▶ _Work to complete_
Count every line of the material that holds the string "this". Respond with the total only.

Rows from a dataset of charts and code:

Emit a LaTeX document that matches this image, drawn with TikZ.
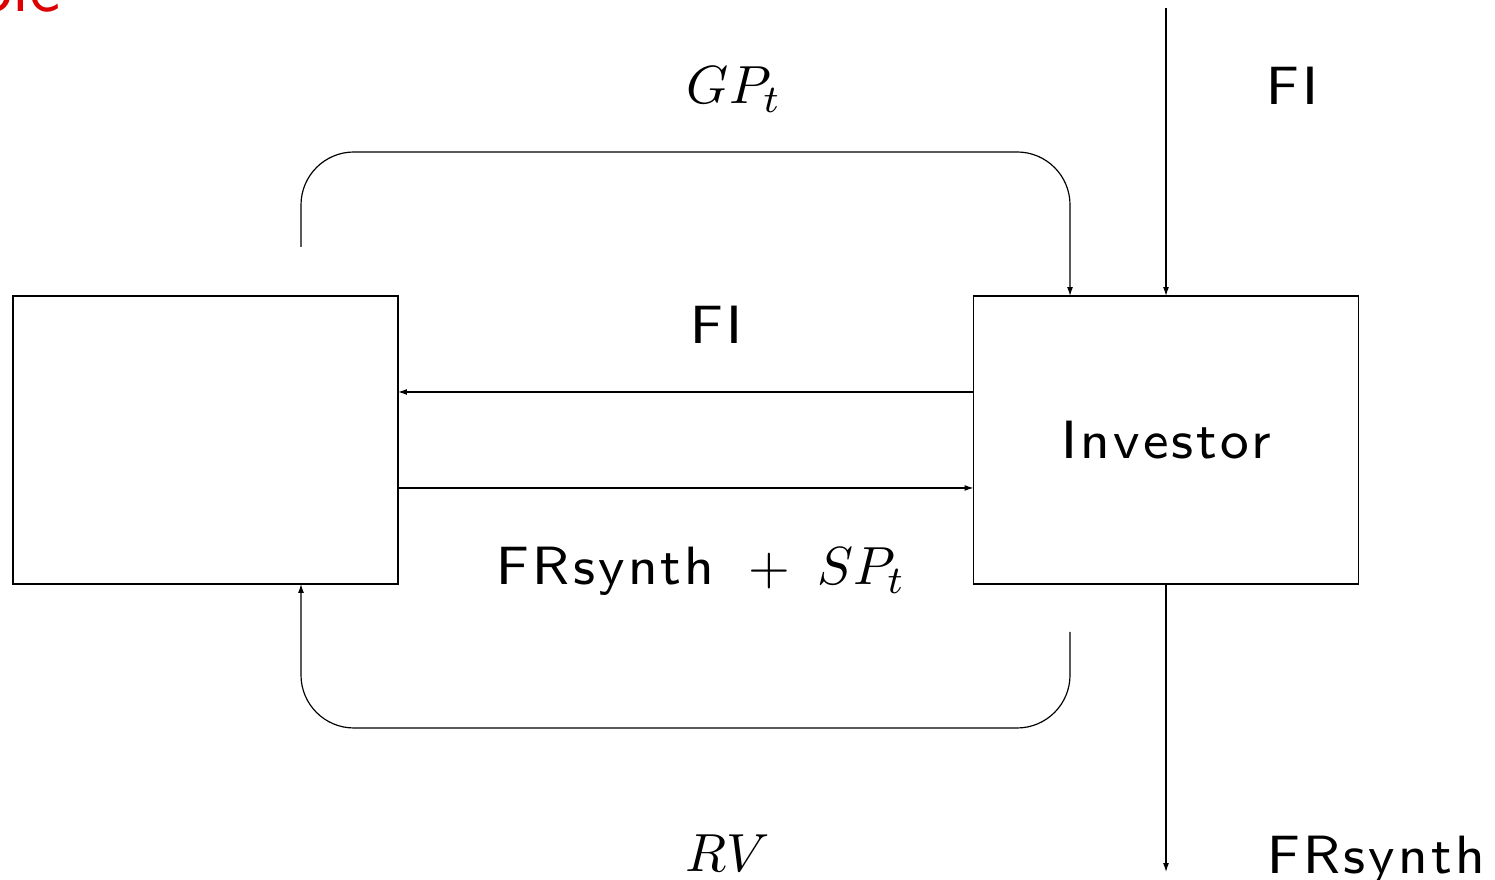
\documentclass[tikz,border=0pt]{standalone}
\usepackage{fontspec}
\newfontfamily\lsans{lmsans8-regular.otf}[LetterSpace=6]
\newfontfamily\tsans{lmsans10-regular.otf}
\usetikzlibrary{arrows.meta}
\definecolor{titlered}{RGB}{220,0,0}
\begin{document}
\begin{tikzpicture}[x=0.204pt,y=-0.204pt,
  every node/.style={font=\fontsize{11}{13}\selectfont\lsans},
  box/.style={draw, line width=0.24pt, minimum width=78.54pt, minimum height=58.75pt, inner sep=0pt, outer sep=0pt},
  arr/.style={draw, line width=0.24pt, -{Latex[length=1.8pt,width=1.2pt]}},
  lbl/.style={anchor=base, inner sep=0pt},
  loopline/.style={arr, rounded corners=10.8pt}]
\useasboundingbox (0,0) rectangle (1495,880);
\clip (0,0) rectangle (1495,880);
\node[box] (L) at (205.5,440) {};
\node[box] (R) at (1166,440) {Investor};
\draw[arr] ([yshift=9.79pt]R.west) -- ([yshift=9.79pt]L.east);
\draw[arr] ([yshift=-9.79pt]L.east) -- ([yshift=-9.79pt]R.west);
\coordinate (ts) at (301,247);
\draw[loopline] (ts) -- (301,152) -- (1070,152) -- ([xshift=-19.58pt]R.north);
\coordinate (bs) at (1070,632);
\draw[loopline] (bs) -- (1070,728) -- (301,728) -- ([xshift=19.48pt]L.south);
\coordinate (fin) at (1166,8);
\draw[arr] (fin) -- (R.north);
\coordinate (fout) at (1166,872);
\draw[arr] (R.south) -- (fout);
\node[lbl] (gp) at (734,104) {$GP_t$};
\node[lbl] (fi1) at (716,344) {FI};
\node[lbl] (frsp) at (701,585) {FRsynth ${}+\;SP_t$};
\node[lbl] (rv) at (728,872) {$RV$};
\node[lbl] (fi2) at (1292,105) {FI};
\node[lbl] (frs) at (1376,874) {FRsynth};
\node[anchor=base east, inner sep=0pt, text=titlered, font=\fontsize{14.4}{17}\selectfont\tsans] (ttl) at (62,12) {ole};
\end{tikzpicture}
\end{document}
---
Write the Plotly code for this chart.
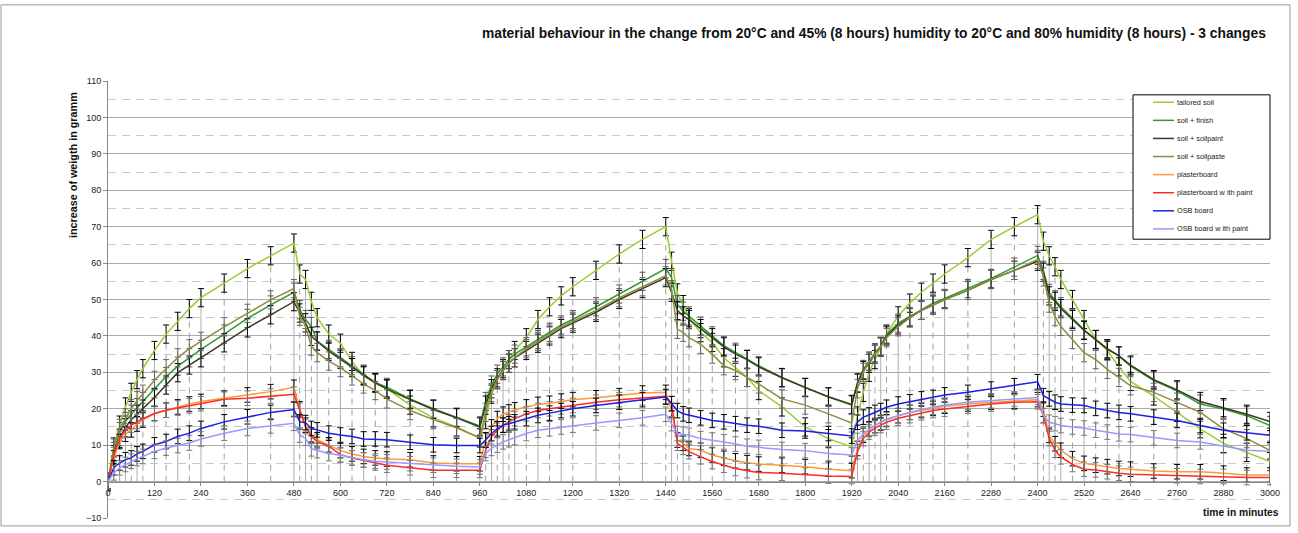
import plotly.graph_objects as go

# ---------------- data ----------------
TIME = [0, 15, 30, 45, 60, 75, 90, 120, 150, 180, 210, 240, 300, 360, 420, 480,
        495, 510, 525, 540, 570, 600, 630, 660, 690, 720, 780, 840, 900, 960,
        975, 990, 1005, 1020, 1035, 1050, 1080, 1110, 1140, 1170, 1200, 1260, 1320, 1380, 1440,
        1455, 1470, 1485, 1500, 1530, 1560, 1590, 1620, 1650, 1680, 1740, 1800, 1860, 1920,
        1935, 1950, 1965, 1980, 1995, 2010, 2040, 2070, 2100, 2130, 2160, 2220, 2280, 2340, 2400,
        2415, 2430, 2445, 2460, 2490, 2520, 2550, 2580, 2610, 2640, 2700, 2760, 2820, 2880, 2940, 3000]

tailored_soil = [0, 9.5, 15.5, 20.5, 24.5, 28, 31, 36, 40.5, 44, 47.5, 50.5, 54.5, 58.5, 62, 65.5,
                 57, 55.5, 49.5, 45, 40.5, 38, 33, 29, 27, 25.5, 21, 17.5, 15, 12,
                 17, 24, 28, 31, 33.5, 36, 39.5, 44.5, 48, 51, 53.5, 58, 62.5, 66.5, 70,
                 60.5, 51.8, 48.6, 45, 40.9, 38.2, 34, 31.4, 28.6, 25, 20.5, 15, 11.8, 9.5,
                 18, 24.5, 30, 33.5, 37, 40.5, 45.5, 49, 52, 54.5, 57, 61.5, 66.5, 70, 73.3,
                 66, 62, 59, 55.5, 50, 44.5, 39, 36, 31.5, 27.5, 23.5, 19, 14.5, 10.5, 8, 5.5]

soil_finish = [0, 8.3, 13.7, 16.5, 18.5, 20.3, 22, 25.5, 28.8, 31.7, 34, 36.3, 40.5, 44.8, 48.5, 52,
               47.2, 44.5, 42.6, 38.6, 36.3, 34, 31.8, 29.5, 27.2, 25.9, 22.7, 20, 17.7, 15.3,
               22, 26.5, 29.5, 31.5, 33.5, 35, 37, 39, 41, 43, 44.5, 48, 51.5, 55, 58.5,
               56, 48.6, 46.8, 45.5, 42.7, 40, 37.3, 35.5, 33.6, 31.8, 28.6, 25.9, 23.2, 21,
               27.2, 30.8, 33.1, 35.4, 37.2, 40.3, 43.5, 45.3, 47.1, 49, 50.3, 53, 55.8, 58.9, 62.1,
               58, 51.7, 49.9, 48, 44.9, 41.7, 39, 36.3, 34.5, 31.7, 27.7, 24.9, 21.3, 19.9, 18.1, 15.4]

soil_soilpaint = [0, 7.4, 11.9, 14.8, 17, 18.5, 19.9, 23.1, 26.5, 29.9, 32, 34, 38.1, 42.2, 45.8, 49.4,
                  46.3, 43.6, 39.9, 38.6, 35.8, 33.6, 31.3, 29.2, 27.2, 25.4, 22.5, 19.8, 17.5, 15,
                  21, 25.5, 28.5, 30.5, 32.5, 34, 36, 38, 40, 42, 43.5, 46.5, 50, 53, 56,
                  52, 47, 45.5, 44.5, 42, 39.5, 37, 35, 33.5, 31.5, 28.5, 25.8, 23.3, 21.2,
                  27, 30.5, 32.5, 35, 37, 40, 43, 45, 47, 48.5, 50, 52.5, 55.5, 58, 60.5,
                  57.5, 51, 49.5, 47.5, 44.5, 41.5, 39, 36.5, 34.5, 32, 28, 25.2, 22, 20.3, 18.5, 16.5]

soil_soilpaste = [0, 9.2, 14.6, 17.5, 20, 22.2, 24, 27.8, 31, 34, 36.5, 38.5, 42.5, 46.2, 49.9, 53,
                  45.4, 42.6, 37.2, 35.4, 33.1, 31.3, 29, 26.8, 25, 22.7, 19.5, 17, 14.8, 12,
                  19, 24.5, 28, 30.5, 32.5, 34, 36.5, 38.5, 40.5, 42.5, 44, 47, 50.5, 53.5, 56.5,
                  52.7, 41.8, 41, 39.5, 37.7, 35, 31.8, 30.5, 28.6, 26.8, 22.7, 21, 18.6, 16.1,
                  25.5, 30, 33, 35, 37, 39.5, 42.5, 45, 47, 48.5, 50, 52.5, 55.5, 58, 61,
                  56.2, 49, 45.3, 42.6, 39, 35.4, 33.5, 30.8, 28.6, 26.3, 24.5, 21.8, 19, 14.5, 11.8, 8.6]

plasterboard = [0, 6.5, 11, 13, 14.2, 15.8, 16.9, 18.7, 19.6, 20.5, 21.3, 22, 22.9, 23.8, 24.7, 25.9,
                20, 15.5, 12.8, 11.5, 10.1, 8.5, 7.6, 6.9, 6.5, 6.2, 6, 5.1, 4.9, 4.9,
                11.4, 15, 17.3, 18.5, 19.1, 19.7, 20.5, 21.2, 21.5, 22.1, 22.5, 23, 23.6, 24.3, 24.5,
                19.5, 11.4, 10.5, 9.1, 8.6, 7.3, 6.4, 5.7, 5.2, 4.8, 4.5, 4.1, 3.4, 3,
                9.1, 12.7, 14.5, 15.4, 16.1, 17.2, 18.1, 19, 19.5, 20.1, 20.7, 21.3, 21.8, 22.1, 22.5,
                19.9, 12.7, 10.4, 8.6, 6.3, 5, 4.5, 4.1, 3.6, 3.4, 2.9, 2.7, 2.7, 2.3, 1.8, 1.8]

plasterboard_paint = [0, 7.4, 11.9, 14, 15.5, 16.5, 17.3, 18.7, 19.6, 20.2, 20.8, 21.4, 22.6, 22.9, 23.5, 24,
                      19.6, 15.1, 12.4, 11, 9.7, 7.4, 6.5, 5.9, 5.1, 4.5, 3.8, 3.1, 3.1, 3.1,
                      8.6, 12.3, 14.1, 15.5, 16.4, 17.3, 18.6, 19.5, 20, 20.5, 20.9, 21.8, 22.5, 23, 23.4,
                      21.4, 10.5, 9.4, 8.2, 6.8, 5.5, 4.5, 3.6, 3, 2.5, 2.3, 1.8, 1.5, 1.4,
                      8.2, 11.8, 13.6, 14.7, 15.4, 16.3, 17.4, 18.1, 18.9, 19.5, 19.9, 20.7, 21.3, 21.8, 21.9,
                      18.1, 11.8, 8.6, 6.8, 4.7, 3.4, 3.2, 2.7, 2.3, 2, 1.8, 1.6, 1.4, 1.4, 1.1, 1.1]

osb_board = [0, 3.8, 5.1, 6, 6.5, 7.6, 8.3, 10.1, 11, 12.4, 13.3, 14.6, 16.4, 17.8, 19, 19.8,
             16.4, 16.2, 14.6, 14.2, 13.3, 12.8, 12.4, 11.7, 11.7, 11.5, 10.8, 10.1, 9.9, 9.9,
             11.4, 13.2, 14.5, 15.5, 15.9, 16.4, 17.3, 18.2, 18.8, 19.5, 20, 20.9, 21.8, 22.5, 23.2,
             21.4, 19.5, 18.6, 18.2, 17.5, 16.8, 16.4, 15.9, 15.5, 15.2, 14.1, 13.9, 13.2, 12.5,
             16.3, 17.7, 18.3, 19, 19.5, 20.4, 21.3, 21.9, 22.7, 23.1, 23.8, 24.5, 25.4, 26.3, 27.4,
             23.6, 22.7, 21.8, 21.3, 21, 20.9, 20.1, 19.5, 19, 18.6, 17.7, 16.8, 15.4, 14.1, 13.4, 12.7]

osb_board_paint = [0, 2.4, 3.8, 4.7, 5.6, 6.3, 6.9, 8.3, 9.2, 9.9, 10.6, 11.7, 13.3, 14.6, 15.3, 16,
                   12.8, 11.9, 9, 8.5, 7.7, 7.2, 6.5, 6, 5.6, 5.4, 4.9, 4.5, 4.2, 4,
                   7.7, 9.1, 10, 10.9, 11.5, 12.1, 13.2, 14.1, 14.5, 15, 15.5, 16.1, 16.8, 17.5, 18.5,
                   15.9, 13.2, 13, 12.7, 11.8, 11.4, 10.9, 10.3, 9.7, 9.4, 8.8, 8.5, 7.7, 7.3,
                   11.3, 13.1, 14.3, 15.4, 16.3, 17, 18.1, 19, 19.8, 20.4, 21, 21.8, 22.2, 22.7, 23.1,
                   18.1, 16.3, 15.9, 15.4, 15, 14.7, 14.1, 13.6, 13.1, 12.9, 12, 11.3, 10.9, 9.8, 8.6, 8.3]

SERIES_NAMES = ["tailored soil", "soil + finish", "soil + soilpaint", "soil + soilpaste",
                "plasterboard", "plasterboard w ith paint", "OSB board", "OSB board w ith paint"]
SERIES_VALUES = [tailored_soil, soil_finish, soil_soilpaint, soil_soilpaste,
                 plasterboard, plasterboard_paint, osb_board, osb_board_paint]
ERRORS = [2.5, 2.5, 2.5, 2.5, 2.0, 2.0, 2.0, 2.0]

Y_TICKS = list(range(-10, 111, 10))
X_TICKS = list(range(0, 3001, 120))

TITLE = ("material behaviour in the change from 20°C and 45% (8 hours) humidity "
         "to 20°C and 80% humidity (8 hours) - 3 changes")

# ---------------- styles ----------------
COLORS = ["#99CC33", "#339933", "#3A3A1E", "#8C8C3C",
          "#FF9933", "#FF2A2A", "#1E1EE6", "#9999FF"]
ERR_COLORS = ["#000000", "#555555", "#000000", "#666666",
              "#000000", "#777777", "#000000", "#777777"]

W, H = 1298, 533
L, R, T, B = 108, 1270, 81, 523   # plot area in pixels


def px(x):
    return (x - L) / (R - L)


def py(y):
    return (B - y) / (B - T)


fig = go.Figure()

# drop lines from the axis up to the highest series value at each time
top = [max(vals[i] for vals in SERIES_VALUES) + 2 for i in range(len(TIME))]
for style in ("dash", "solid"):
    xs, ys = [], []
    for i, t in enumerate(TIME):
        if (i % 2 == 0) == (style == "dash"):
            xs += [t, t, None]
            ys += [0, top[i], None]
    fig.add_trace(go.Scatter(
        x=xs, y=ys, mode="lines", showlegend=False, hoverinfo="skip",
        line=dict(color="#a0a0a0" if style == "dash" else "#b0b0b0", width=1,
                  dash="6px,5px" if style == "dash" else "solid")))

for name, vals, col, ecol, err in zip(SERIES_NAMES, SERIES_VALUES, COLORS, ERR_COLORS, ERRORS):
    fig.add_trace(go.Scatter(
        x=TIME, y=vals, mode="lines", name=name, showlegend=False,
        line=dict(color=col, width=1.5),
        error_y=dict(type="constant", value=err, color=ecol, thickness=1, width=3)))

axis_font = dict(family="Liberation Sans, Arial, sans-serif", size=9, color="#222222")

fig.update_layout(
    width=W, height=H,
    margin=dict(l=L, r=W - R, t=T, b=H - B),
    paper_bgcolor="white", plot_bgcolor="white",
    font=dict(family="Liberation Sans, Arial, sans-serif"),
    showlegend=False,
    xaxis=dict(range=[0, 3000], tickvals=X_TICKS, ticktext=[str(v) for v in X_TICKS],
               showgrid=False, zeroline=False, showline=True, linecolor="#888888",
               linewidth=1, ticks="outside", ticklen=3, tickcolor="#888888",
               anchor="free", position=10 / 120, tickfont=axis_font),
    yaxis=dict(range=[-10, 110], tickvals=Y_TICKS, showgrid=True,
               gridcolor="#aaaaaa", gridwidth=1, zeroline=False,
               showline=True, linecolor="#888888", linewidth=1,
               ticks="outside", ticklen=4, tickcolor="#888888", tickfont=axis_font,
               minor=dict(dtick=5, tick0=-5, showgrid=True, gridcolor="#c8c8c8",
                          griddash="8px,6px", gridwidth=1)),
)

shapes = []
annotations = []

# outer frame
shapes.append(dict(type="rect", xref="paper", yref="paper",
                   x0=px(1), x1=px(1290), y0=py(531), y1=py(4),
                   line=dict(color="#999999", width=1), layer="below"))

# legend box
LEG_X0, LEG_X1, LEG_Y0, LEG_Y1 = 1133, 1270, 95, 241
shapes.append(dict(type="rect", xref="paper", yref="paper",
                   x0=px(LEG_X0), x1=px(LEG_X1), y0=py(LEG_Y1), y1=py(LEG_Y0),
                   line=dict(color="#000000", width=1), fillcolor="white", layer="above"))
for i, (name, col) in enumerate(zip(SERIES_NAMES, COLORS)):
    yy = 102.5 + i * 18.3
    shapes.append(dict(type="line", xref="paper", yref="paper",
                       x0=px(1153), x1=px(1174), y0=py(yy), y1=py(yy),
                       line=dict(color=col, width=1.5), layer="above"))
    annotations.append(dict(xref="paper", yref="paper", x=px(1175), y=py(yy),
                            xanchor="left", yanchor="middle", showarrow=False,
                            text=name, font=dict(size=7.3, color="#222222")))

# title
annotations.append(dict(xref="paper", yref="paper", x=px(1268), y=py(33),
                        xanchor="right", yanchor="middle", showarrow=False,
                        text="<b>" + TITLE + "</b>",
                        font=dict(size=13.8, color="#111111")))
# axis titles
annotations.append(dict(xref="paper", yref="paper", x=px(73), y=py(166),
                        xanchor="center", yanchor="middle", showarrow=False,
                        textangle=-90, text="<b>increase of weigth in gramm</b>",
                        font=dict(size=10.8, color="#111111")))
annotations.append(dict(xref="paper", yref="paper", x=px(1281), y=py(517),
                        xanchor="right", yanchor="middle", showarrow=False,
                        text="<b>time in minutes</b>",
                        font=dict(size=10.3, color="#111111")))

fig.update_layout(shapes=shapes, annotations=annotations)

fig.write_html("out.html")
==
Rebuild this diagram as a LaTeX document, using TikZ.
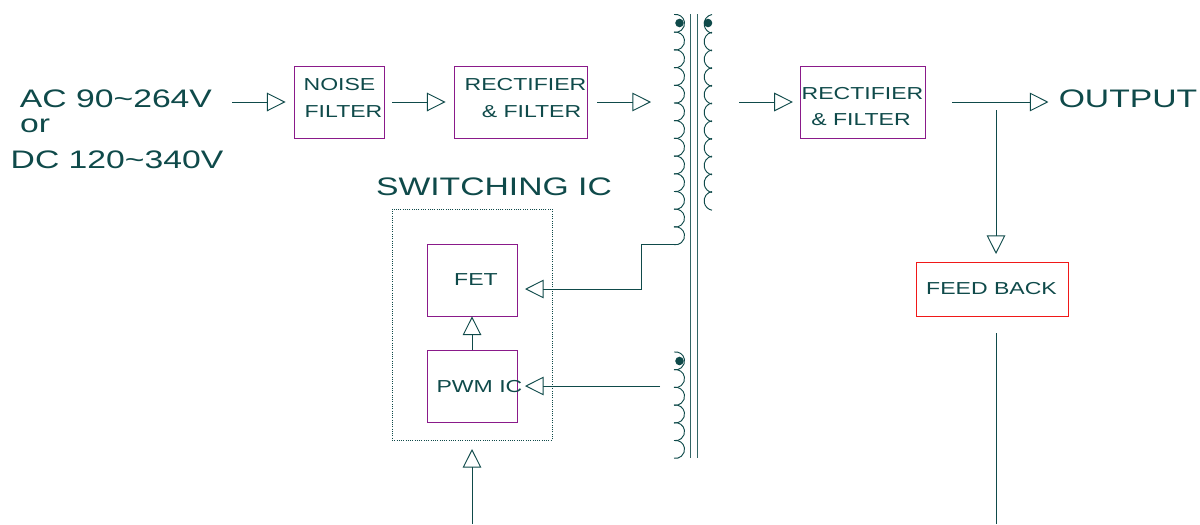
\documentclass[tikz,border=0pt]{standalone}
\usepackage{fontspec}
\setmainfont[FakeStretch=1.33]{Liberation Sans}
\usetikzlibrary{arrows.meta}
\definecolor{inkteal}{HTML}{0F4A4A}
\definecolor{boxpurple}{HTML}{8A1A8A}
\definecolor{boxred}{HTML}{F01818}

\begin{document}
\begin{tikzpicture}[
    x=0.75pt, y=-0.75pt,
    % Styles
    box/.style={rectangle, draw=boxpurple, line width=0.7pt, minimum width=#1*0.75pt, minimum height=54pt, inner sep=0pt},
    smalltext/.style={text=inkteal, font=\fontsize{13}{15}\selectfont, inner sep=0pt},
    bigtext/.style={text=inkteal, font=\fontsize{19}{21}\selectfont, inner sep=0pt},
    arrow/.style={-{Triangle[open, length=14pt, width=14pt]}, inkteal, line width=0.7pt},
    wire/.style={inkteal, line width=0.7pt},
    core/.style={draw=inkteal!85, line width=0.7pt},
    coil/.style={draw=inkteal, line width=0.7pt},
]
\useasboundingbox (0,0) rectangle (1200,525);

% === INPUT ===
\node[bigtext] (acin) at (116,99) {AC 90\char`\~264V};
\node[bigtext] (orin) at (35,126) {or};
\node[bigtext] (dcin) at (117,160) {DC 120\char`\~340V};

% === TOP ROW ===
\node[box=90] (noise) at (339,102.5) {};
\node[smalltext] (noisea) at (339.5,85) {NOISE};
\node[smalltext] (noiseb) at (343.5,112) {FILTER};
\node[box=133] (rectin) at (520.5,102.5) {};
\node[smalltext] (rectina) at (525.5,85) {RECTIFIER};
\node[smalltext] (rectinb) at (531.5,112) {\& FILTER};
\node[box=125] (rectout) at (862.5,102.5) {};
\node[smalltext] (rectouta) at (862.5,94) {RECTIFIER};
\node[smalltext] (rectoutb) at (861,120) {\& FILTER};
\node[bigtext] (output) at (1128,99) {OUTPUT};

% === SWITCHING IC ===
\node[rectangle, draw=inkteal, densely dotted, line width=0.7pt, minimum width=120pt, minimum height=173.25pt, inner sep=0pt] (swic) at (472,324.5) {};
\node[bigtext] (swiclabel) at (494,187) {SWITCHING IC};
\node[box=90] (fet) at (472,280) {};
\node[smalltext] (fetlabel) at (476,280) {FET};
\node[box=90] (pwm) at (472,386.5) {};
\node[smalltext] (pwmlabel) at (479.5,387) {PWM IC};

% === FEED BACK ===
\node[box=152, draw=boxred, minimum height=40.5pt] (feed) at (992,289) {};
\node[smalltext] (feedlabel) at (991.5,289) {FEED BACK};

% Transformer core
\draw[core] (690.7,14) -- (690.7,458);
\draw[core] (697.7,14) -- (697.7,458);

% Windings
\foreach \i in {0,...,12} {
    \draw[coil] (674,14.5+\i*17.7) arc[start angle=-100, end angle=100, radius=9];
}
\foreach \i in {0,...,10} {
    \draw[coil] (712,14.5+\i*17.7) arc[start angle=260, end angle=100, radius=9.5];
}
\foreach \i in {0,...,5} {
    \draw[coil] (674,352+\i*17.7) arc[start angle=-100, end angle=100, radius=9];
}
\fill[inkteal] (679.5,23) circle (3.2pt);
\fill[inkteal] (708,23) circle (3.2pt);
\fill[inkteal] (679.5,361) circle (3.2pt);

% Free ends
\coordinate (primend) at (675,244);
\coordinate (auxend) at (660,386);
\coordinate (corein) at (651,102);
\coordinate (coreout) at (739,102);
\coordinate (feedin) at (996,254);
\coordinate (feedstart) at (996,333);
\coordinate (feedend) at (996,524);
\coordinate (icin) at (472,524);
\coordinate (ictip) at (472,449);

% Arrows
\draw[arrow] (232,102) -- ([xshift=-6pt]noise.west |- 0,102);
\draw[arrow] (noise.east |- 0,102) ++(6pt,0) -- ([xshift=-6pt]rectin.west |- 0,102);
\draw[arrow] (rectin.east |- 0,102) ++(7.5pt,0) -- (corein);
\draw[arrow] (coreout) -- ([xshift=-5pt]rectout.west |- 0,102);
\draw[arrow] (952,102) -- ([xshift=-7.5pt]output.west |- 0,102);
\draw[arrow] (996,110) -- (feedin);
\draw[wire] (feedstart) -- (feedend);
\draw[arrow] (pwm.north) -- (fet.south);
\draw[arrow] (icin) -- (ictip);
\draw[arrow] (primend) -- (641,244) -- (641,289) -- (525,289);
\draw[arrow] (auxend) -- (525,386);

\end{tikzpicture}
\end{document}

▶ _Response_
3